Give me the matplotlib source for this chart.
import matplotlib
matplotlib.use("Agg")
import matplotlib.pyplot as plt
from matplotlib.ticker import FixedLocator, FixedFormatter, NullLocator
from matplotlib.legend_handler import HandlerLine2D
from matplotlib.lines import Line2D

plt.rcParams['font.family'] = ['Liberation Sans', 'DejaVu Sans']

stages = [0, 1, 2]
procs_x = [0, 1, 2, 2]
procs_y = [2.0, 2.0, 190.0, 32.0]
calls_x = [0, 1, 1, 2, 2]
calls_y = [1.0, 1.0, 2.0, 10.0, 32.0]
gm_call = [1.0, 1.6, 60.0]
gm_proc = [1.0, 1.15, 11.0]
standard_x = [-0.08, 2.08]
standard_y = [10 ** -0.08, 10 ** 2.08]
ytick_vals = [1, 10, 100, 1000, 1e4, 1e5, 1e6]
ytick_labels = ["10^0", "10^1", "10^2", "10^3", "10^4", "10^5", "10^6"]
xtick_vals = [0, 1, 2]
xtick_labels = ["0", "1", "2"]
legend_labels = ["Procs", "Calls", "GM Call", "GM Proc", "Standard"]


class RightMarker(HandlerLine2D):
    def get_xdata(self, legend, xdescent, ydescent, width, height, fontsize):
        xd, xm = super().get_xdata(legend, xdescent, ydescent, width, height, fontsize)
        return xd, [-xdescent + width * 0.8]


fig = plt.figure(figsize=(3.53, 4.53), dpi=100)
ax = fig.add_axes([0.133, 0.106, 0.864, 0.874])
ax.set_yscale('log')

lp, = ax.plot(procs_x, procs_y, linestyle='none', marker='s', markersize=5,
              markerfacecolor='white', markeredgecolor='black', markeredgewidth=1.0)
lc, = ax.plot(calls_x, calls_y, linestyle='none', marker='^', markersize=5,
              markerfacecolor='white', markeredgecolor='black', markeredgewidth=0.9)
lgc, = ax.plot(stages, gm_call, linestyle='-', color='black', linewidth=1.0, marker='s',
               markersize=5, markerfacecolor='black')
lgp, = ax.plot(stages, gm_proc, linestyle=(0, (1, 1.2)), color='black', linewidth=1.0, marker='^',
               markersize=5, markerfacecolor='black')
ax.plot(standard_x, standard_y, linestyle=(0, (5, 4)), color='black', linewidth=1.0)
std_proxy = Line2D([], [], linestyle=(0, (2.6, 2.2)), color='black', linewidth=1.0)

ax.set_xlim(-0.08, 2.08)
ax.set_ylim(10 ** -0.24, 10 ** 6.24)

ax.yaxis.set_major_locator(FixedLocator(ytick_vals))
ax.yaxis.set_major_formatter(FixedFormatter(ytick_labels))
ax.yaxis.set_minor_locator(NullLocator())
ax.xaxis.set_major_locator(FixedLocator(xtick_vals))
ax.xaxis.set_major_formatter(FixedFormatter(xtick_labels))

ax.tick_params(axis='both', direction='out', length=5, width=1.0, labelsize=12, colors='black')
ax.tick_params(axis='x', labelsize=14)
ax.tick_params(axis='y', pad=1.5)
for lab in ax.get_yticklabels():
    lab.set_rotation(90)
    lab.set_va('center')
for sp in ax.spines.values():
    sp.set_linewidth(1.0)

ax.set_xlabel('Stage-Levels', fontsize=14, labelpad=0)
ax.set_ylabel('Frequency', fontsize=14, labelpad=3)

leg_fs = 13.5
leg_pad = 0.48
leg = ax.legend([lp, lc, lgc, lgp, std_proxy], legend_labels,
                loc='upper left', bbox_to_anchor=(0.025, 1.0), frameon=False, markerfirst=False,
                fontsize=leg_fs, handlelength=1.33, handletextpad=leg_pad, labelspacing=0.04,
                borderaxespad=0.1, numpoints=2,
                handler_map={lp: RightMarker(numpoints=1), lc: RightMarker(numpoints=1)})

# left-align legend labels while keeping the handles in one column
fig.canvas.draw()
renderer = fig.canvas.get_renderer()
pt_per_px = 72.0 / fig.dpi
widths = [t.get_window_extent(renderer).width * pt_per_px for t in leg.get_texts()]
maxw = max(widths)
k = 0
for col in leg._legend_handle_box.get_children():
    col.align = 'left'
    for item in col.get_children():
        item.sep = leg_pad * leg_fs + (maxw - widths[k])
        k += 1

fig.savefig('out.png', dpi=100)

※ ※ ※

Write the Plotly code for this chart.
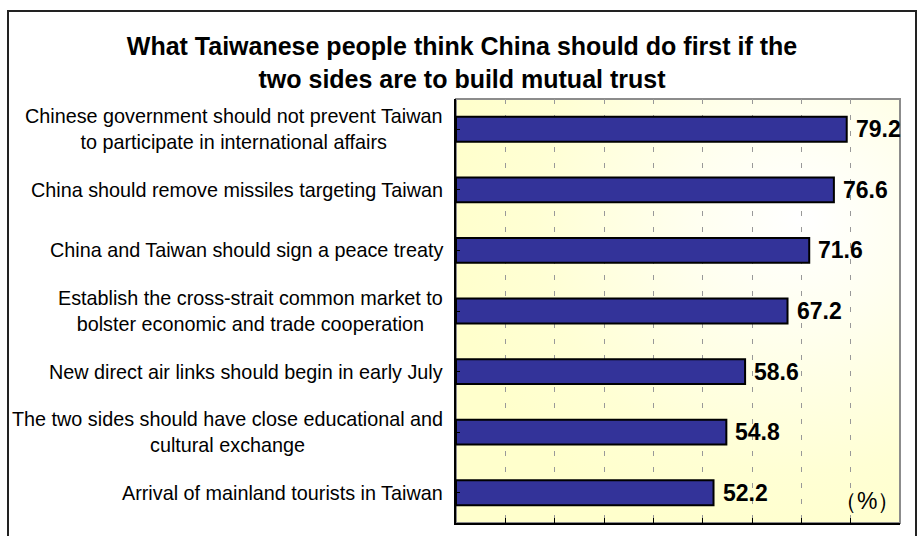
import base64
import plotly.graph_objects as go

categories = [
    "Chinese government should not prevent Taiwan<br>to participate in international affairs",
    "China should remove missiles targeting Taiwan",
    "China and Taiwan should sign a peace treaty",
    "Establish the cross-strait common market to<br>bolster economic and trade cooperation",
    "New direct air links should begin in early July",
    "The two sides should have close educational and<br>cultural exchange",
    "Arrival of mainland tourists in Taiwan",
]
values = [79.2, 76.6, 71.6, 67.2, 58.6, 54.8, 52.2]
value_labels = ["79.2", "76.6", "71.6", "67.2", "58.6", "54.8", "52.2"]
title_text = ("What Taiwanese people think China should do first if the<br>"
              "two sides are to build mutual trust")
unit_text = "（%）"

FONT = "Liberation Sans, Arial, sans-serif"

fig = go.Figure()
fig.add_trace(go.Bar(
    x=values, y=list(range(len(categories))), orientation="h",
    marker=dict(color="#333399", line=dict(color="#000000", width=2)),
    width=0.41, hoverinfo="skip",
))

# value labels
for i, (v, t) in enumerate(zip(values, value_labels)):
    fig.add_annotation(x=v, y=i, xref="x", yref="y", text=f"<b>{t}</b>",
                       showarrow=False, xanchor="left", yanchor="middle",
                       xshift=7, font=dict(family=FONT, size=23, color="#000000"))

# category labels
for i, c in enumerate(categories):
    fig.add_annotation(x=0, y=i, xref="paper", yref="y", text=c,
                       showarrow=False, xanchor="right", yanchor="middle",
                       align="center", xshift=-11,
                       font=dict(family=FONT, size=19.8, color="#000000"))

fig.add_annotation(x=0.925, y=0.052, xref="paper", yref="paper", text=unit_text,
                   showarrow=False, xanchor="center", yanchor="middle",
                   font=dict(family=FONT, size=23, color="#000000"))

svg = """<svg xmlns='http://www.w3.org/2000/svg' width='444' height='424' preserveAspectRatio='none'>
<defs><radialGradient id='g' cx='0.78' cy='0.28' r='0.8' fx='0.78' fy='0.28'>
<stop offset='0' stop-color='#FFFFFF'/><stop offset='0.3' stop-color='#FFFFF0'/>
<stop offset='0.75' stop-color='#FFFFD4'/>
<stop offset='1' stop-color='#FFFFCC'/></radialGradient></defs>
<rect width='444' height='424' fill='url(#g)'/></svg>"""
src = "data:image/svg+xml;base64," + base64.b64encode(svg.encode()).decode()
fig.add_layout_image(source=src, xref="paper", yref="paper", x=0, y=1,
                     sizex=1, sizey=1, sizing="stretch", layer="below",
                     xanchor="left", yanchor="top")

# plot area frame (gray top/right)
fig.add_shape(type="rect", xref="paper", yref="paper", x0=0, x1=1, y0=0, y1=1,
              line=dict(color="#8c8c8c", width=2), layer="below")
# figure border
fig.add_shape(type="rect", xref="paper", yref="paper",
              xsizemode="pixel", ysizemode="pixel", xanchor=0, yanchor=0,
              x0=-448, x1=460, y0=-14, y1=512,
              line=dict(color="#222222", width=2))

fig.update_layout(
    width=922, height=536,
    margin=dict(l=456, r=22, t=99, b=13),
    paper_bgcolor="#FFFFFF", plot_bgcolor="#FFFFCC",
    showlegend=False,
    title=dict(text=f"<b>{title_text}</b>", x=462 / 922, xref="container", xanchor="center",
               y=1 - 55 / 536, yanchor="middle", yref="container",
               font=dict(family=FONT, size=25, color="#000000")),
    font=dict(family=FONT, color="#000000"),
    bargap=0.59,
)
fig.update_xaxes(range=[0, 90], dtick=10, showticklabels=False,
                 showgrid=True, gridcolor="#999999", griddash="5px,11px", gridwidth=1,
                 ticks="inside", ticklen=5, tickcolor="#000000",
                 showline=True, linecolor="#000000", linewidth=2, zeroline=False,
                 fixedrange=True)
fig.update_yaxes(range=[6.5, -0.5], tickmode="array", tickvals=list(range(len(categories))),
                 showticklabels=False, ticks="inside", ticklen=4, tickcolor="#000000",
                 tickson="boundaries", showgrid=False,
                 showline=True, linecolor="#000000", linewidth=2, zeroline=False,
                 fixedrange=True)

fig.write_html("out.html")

※ ※ ※

**EXERCISE PROMPT:** Among the lines above, find the one with "Give me the matplotlib source for this chart." and the one with "plt.rcParams['font.family'] = ['Liberation". Quote both and everything between them, exactly.

**ANSWER IN FULL:**
Give me the matplotlib source for this chart.
import matplotlib
matplotlib.use("Agg")
import matplotlib.pyplot as plt
from matplotlib.ticker import FixedLocator, FixedFormatter, NullLocator
from matplotlib.legend_handler import HandlerLine2D
from matplotlib.lines import Line2D

plt.rcParams['font.family'] = ['Liberation Sans', 'DejaVu Sans']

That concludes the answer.